A7: ペットは人間よりも暑さや寒さに敏感です。エアコンや床暖房の設置位置を工夫し、ペットの居場所での温度を適切に保てるようにしましょう。また、夏場は風通しのよい場所に休憩スペースを設け、冬場は暖かい場所に寝床を用意するなどの配慮が必要です。
Q8: ペットと暮らす家で、収納はどのように考えればよいですか?
A8: ペット用品の収納は重要な検討事項です。フード、おもちゃ、トイレ用品などを収納するための専用スペースを設けることをおすすめします。玄関近くや洗面所、ペットリビング隣接部などに、可動棚付きの収納棚や引き出しを設置すると便利です。また、掃除用具の収納も忘れずに計画しましょう。

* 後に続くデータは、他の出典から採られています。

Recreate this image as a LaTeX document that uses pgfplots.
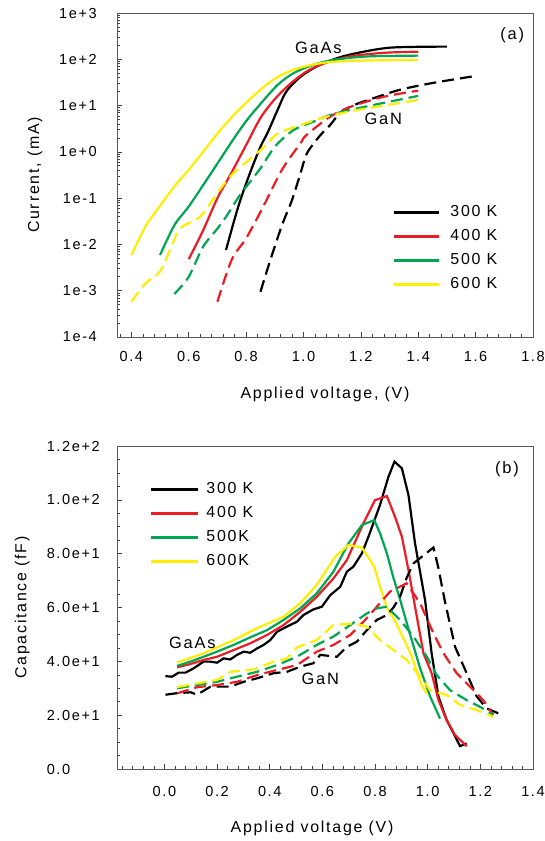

Q9: ペットと暮らす家で、庭やベランダの設計はどうすればよいですか?
A9: 庭やベランダは、ペットにとって重要な外部空間です。犬の場合は、十分な運動スペースと排泄スペースを確保することが大切です。猫の場合は、脱走防止のためのフェンスや網の設置を検討しましょう。また、日よけや雨よけの設置、安全な植栽の選択も重要なポイントです。
Q10: ペットと暮らす家の防音対策は必要ですか?
A10: ペットの鳴き声や足音が気になる場合は、防音対策が必要です。特に集合住宅の場合は重要です。床には防音マットを敷く、壁には防音材を使用する、窓には二重サッシを採用するなどの対策が効果的です。また、ペットの居場所を隣家と離れた場所に設定するなど、間取りの工夫も検討しましょう。
これらの Q&A を参考に、ペットと人が共に快適に暮らせる住まいづくりを目指してください。具体的な設計や設備の選択は、専門家とよく相談しながら進めることをおすすめします。
まとめ
人もペットも暮らしやすい家づくりのためには、設計段階からペットとの生活を想定した工夫が必要です。ゾーニングと動線を考慮した設計、汚れやニオイ、音への対策、そしてペットの快適さを追求した設備や仕様の選択が重要です。単に「困った」対策だけでなく、ペットとの暮らしを楽しむための工夫も取り入れることで、より充実した生活が実現できます。注文住宅だからこそ可能な、あなたとペットにぴったりの住まいづくりを目指してみてはいかがでしょうか。